Check - Invesco wants EGM to Replace Punit Goenka from the Post of MD & CEO
Invesco, on its part, confirmed that it had just tried to facilitate the deal between Reliance and Zee, which needed a big fund infusion. Meanwhile, Punit Goenka has accused Invesco of working at the behest of large media interests to take over Zee. In the process, RIL did not want to get embroiled in a deal what was seen as anti-promoter.
The Zee side of the story is that they were uncomfortable since Invesco was trying to push the deal very hard, which was not what they expected from a large investor. Zee also felt that the offer of Rs.220 per share and valuation of Rs.21,130 crore for Zee was not in the largest interests of small shareholders of Zee.
Invesco has a different story. Apparently, they tried to facilitate the deal and negotiations happened between Reliance and Chandra family.
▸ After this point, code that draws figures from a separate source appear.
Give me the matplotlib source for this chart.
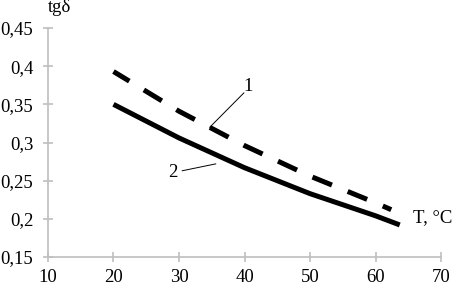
import matplotlib
matplotlib.use("Agg")
import matplotlib.pyplot as plt

plt.rcParams['font.family'] = ['Liberation Serif', 'DejaVu Serif']

# curve 1 (dashed) and curve 2 (solid), tg(delta) vs T
t1 = [20, 30, 40, 50, 60, 62.4]
tg1 = [0.393, 0.341, 0.296, 0.256, 0.221, 0.212]
t2 = [20, 30, 40, 50, 60, 63.7]
tg2 = [0.350, 0.306, 0.267, 0.233, 0.204, 0.192]

xticks = [10, 20, 30, 40, 50, 60, 70]
yticks = [0.15, 0.2, 0.25, 0.3, 0.35, 0.4, 0.45]
ylabels = ["0,15", "0,2", "0,25", "0,3", "0,35", "0,4", "0,45"]

fs = 13.5

fig = plt.figure(figsize=(4.54, 2.86), dpi=100)
ax = fig.add_axes([0.1057, 0.1014, 0.8657, 0.8006])

ax.plot(t1, tg1, color="black", lw=3.6, ls=(0.5, (4.2, 3.4)), dash_capstyle="butt")
ax.plot(t2, tg2, color="black", lw=3.6, solid_capstyle="butt")

ax.set_xlim(10, 70)
ax.set_ylim(0.15, 0.45)
ax.set_xticks(xticks)
ax.set_yticks(yticks)
ax.set_yticklabels(ylabels)

for s in ["top", "right"]:
    ax.spines[s].set_visible(False)
for s in ["left", "bottom"]:
    ax.spines[s].set_color("#bfbfbf")
    ax.spines[s].set_linewidth(1.2)
ax.tick_params(direction="inout", length=7, width=1.2, color="#bfbfbf",
               labelsize=fs, labelcolor="black")
ax.tick_params(axis="y", pad=7)
ax.tick_params(axis="x", pad=5.5)

# curve labels with leader lines
ax.plot([39.9, 34.7], [0.365, 0.320], color="black", lw=0.7)
ax.text(40.5, 0.373, "1", fontsize=fs, ha="center", va="center")
ax.plot([30.5, 35.6], [0.263, 0.272], color="black", lw=0.7)
ax.text(29.0, 0.261, "2", fontsize=fs, ha="center", va="center")

ax.text(11.7, 0.477, "tgδ", fontsize=fs, ha="center", va="center", clip_on=False)
ax.text(68.8, 0.202, "T, °C", fontsize=fs, ha="center", va="center", clip_on=False)

fig.savefig("out.png", dpi=100)
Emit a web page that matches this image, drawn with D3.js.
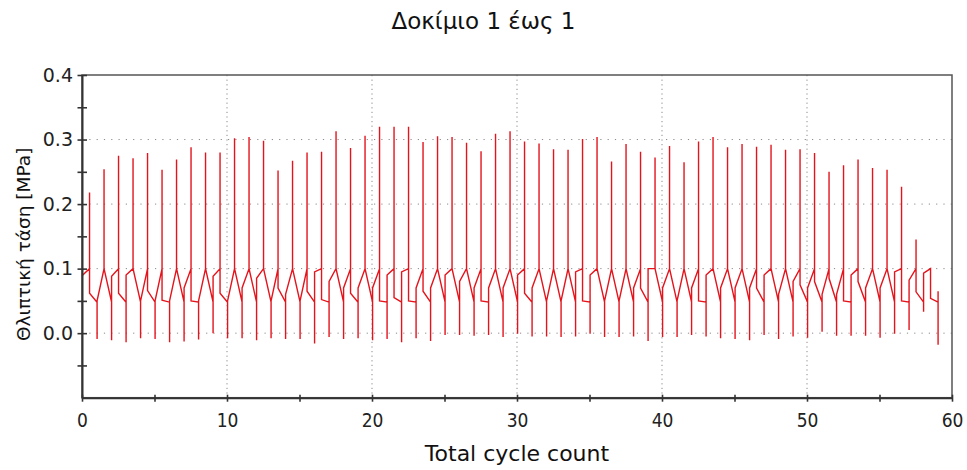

However, Invesco did not accept that the Chandra family should get a stake of 4% in the merged entity and Punit Goenka continues as the MD and CEO. Invesco did not want any special shareholder preferences.
Check - Subhash Chandra Takes Up a Good Deal on his Zee Stake
In a way, this is also roiling the Zee-Sony deal. Invesco is uncomfortable with Sony deal as post-merger, its own stake will be down to 8.4% while Zee promoters will have 4% in the merged entity due to the non-compete fee of 2% stake paid by Sony. Invesco feels there was no question of non-compete fee when Punit Goenka will be CEO for next 5 years.
For now any deal looks like Catch-22 with the largest institutional investor and the original promoter family not seeing eye to eye.